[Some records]
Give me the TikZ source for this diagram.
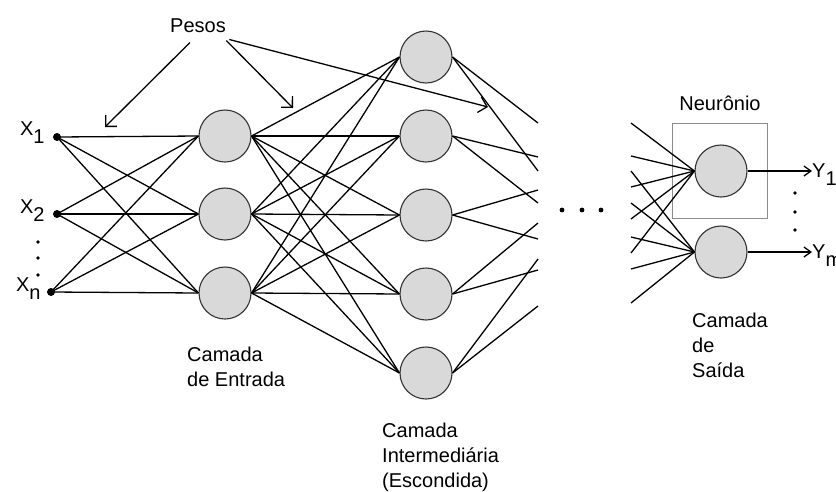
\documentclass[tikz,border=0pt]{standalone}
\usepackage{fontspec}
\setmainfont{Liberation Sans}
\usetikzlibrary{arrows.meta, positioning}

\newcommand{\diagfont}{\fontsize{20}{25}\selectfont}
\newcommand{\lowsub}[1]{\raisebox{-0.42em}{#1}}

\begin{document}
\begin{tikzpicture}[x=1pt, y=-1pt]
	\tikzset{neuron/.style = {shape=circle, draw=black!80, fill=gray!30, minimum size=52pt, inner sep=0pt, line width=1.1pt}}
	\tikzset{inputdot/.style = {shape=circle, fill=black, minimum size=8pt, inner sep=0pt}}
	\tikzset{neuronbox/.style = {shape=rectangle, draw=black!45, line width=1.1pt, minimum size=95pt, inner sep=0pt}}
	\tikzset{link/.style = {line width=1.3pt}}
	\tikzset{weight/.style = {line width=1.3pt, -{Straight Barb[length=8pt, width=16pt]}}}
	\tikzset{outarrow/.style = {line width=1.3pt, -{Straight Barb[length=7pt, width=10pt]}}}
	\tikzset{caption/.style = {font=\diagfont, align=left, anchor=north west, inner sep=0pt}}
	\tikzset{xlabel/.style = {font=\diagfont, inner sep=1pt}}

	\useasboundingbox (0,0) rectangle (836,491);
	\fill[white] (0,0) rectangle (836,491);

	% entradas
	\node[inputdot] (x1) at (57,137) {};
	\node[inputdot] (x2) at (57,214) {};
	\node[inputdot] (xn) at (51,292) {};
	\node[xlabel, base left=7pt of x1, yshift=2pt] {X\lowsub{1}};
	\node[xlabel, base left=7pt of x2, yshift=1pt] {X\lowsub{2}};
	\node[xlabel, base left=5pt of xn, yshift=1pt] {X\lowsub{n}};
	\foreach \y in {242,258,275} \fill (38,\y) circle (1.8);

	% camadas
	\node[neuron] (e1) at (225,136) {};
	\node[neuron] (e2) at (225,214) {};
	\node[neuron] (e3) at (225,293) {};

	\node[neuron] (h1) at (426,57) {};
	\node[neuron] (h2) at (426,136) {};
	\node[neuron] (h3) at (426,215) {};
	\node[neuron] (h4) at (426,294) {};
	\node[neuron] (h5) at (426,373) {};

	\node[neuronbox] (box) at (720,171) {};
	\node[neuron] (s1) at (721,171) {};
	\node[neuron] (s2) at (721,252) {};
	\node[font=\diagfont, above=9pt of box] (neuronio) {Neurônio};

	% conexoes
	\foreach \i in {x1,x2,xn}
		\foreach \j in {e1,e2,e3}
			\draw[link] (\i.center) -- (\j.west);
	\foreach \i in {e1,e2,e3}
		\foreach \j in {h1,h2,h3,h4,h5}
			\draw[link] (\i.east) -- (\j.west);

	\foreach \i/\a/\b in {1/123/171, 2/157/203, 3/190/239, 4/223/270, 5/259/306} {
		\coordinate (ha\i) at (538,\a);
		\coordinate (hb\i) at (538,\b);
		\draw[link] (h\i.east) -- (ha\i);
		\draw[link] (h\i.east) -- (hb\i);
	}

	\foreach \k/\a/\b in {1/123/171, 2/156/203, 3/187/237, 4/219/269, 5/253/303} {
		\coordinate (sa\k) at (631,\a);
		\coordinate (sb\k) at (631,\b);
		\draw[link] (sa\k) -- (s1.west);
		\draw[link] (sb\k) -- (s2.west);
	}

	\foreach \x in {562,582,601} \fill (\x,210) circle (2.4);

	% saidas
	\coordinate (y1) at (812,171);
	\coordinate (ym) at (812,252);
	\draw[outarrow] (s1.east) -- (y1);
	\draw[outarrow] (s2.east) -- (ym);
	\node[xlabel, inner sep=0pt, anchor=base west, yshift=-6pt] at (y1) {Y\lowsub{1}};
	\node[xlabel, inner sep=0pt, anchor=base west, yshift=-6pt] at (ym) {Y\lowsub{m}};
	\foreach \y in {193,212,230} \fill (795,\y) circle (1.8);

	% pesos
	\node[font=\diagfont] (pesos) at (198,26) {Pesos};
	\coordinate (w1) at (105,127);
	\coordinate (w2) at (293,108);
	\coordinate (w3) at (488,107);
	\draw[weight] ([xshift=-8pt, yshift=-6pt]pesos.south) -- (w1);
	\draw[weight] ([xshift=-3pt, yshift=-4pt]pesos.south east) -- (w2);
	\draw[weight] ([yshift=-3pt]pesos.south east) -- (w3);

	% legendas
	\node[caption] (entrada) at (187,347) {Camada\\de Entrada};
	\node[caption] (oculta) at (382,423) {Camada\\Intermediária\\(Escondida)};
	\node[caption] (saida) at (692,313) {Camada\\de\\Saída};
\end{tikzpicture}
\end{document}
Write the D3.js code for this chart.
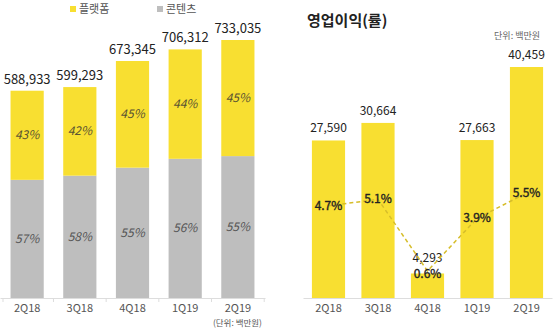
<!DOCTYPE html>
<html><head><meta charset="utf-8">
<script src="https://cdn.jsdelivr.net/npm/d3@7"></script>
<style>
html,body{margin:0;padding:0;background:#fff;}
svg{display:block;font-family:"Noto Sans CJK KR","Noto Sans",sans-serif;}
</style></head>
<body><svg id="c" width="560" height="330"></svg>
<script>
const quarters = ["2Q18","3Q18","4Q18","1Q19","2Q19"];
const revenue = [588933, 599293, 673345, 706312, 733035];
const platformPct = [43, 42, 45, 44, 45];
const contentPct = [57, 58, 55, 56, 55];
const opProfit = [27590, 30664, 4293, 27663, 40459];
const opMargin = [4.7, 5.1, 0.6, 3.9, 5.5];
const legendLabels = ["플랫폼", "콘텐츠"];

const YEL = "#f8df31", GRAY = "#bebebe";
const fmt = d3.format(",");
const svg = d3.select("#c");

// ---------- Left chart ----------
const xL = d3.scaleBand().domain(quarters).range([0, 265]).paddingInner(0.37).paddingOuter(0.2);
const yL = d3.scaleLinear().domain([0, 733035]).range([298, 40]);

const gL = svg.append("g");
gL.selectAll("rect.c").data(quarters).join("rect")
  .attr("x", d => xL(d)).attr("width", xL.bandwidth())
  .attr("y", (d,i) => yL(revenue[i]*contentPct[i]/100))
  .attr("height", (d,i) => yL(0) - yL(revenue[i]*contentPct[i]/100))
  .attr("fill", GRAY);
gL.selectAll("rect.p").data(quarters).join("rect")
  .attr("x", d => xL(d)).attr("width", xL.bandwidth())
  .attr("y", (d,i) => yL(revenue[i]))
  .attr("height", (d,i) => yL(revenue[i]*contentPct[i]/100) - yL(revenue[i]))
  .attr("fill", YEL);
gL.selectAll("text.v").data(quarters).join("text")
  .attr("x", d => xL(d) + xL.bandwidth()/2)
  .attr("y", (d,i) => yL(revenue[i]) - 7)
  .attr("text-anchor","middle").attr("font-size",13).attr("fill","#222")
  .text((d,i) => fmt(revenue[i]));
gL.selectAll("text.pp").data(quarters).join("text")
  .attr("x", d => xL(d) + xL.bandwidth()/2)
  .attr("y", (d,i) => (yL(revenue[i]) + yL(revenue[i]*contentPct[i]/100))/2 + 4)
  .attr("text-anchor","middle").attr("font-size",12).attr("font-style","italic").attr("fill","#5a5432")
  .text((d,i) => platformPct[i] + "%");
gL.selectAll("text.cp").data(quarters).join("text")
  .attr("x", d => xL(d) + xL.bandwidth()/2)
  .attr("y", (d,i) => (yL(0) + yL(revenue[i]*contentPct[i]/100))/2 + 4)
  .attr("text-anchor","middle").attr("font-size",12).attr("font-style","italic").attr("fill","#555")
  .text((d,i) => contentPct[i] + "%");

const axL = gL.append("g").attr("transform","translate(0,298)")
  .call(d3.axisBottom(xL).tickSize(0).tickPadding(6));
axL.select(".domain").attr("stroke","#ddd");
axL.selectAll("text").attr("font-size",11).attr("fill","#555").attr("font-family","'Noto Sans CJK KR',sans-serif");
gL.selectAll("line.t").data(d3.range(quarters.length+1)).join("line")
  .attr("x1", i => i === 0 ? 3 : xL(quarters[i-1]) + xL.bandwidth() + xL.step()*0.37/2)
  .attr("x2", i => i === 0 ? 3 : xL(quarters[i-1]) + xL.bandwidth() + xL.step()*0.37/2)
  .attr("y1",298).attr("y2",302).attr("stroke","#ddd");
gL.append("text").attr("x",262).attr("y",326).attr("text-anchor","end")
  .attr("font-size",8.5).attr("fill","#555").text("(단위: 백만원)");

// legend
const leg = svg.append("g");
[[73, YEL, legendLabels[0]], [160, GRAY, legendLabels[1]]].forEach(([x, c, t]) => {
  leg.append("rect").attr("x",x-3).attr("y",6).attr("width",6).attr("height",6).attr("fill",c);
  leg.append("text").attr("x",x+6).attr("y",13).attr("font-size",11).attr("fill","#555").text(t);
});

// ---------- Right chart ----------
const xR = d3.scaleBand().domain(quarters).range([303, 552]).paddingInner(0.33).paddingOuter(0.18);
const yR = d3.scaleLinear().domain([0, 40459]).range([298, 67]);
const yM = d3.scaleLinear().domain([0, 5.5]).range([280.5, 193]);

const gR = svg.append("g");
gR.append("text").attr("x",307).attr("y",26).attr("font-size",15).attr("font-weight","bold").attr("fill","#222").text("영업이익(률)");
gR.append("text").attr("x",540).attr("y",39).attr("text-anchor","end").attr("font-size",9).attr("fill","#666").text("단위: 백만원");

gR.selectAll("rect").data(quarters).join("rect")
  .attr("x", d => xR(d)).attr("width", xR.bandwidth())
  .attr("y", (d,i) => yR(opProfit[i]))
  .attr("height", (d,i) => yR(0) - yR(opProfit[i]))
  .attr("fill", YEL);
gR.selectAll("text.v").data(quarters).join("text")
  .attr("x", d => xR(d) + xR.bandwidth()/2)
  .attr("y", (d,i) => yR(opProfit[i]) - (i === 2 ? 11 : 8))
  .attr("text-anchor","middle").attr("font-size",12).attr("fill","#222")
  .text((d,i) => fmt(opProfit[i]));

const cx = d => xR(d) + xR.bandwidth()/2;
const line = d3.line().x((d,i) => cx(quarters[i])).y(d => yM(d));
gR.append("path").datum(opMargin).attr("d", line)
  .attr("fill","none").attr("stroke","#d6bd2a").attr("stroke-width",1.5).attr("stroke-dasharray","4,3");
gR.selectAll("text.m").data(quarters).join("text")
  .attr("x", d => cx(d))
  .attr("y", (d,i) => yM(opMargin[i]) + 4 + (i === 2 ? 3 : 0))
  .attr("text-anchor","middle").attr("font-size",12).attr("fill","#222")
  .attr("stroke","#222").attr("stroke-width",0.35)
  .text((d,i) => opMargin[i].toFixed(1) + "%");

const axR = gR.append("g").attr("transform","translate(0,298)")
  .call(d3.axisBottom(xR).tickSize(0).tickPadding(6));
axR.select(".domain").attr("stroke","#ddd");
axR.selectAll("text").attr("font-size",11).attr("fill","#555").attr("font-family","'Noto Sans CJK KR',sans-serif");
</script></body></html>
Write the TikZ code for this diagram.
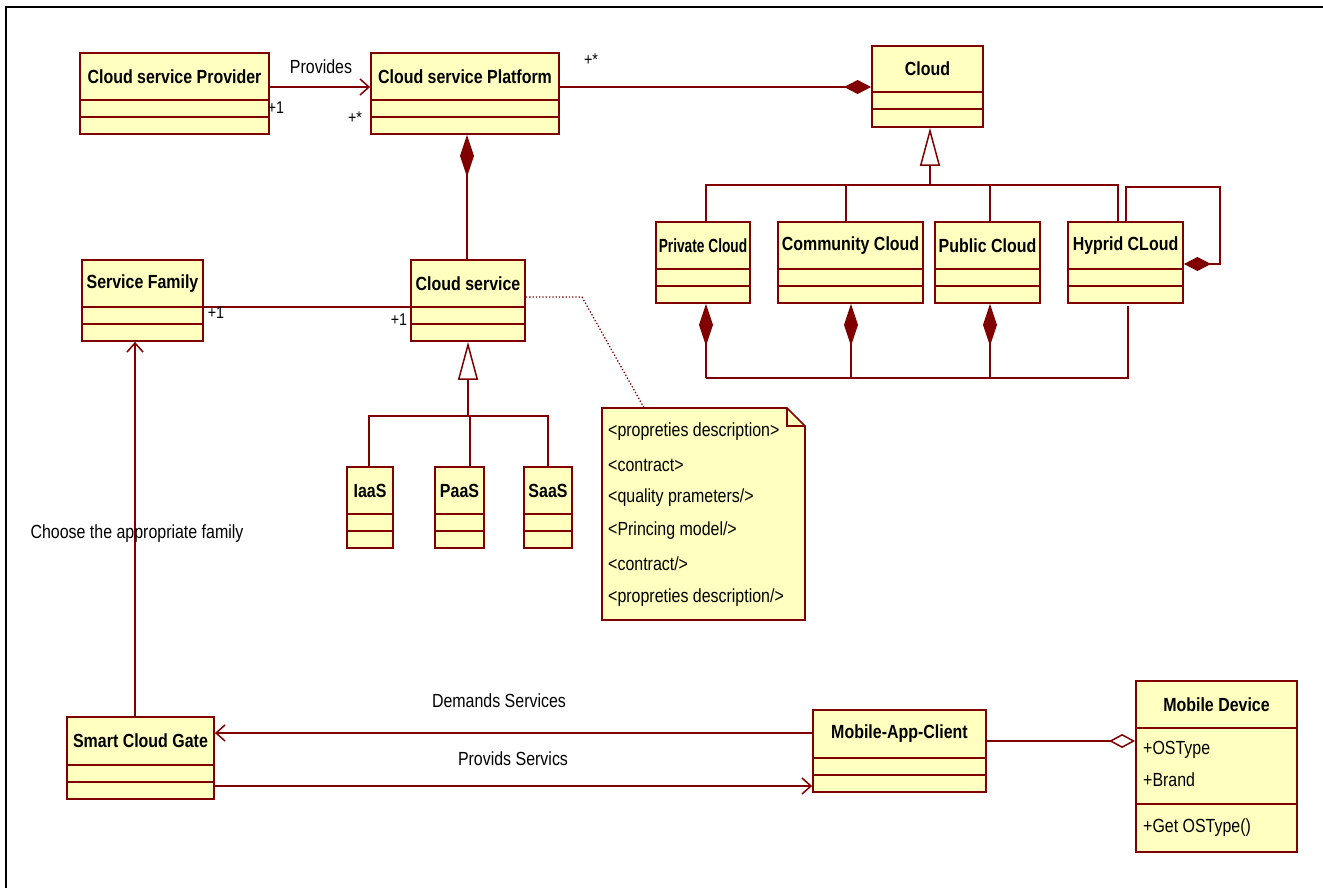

▶ _Problem statement_
Search the data for "diagram". Copy every line that has it.

▶ _Solved exercise_
Give me the TikZ source for this diagram.
Write the TikZ code for this diagram.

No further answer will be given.